This package allows you to efficiently compute, and perform tests of independence with, the U/V-statistic corresponding to the tau* coefficient described in the paper:
Bergsma, Wicher; Dassios, Angelos. A consistent test of independence based on a sign covariance related to Kendall’s tau. Bernoulli 20 (2014), no. 2, 1006–1028.
The tau* statistic has the special property that it is 0 if and only if the bivariate distribution it is computed upon is independent (under some weak conditions on the bivariate distribution) and is positive otherwise. Since t, the U-statistic corresponding to tau, is an unbiased estimator of tau* this gives a consistent test of independence. Computing t* naively results an algorithm that takes O(n^4) time where n is the sample size. Luckily it is possible to compute t* much faster (in O(n^2) time) using the algorithm described in:
Heller, Yair and Heller, Ruth. “Computing the Bergsma Dassios sign-covariance.” arXiv preprint arXiv:1605.08732 (2016).
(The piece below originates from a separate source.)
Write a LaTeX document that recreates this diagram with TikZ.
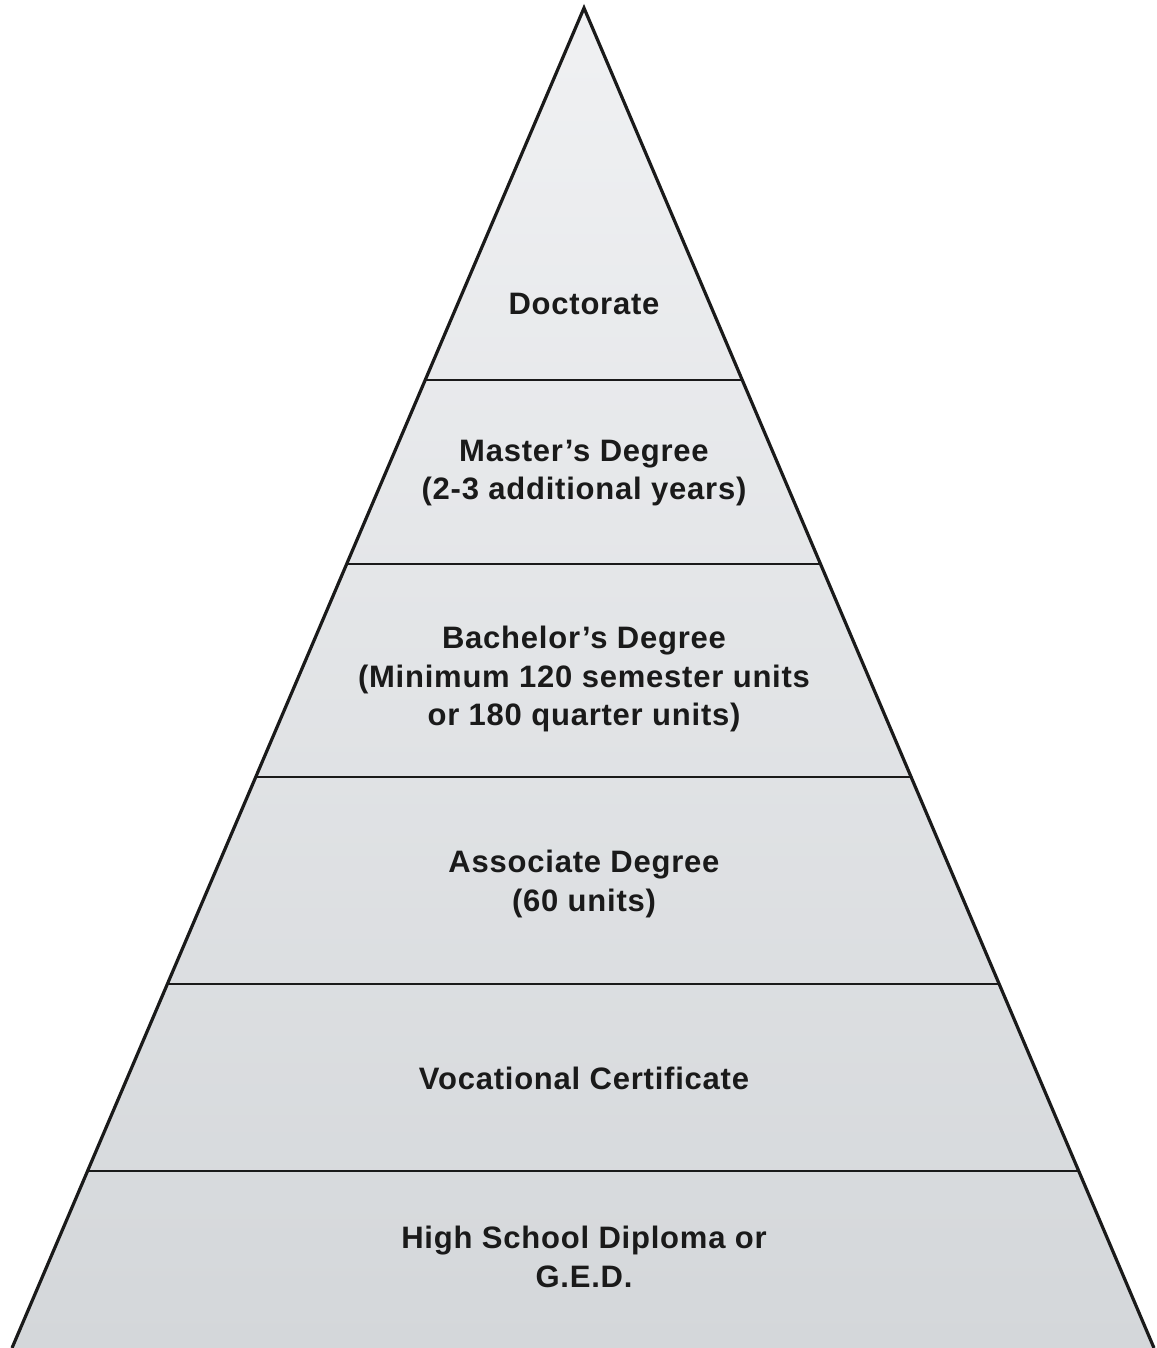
\documentclass[tikz,border=0pt]{standalone}
\usepackage{fontspec}
\setmainfont{Liberation Sans}
\newfontfamily\tierfont[LetterSpace=2.5]{Liberation Sans}
\usetikzlibrary{calc}
\definecolor{txt}{HTML}{1A1A1A}
\definecolor{edge}{HTML}{1A1A1A}
\definecolor{topfill}{HTML}{F0F1F3}
\definecolor{botfill}{HTML}{D4D7DA}
\tikzset{
  tier/.style={font=\tierfont\fontsize{15.5}{19.2}\selectfont\bfseries, text=txt, align=center, inner sep=0pt},
  sideline/.style={draw=edge, line width=1.6pt, line join=miter},
  tierline/.style={draw=edge, line width=1.1pt}
}
\begin{document}
\begin{tikzpicture}[x=0.5pt,y=-0.5pt]
\useasboundingbox (0,0) rectangle (1156,1348);
\coordinate (apex) at (584,8);
\coordinate (bl) at (12,1348);
\coordinate (br) at (1154,1348);
\begin{scope}
  \clip (apex) -- (bl) -- (br) -- cycle;
  \shade[top color=topfill, bottom color=botfill] (0,0) rectangle (1156,1348);
\end{scope}
\foreach \t [count=\i] in {0.2776,0.4149,0.5739,0.7284,0.8679}{
  \coordinate (l\i) at ($(apex)!\t!(bl)$);
  \coordinate (r\i) at ($(apex)!\t!(br)$);
  \draw[tierline] (l\i) -- (r\i);
}
\draw[sideline] (bl) -- (apex) -- (br);
\node[tier] (doc) at (584,304) {Doctorate};
\node[tier] (mas) at (584,473) {Master’s Degree\\(2-3 additional years)};
\node[tier] (bac) at (584,679) {Bachelor’s Degree\\(Minimum 120 semester units\\or 180 quarter units)};
\node[tier] (ass) at (584,884) {Associate Degree\\(60 units)};
\node[tier] (voc) at (584,1078) {Vocational Certificate};
\node[tier] (hs) at (584,1257) {High School Diploma or\\G.E.D.};
\end{tikzpicture}
\end{document}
building off of the O(n^2*log(n)) algorithm of:
Weihs, Luca, Mathias Drton, and Dennis Leung. “Efficient Computation of the Bergsma-Dassios Sign Covariance.” arXiv preprint arXiv:1504.00964 (2015).
This fast algorithm is implemented in this package. Moreover, the package also uses the results of Nandy, Weihs, and Drton (2016) to allow the use of t* in performing tests of independence. In particular, we provide the function tauStarTest which automates tests of independence using the asymptotic null distribution of t*.
A simple example of computing t* on a independent bivariate normal distribution follows:
> set.seed(2342)
> x = rnorm(1000)
> y = rnorm(1000)
> tStar(x, y)
[1] 0.0003637266
Similarly, we may obtain the asymptotic p-value corresponding to a test of independence as follows:
> set.seed(2341)
> x = rnorm(1000)
> y = rnorm(1000)
> tauStarTest(x, y)$pVal
[1] 0.5692797
The main functionality of this package is currently included in the functions tStar
(which computes the t* statistic on two input vectors) and tauStarTest
(which performs tests of independence using t*). One may also be interested in the functions
pHoeffInd
, dHoeffInd
, rHoeffInd
, qHoeffInd
pDisHoeffInd
, dDisHoeffInd
, rDisHoeffInd
, qDisHoeffInd
pMixHoeffInd
, dMixHoeffInd
, rMixHoeffInd
, qMixHoeffInd
which compute distribution functions, densities, random samples, and quantiles for the asymptotic distribution of t* in different cases.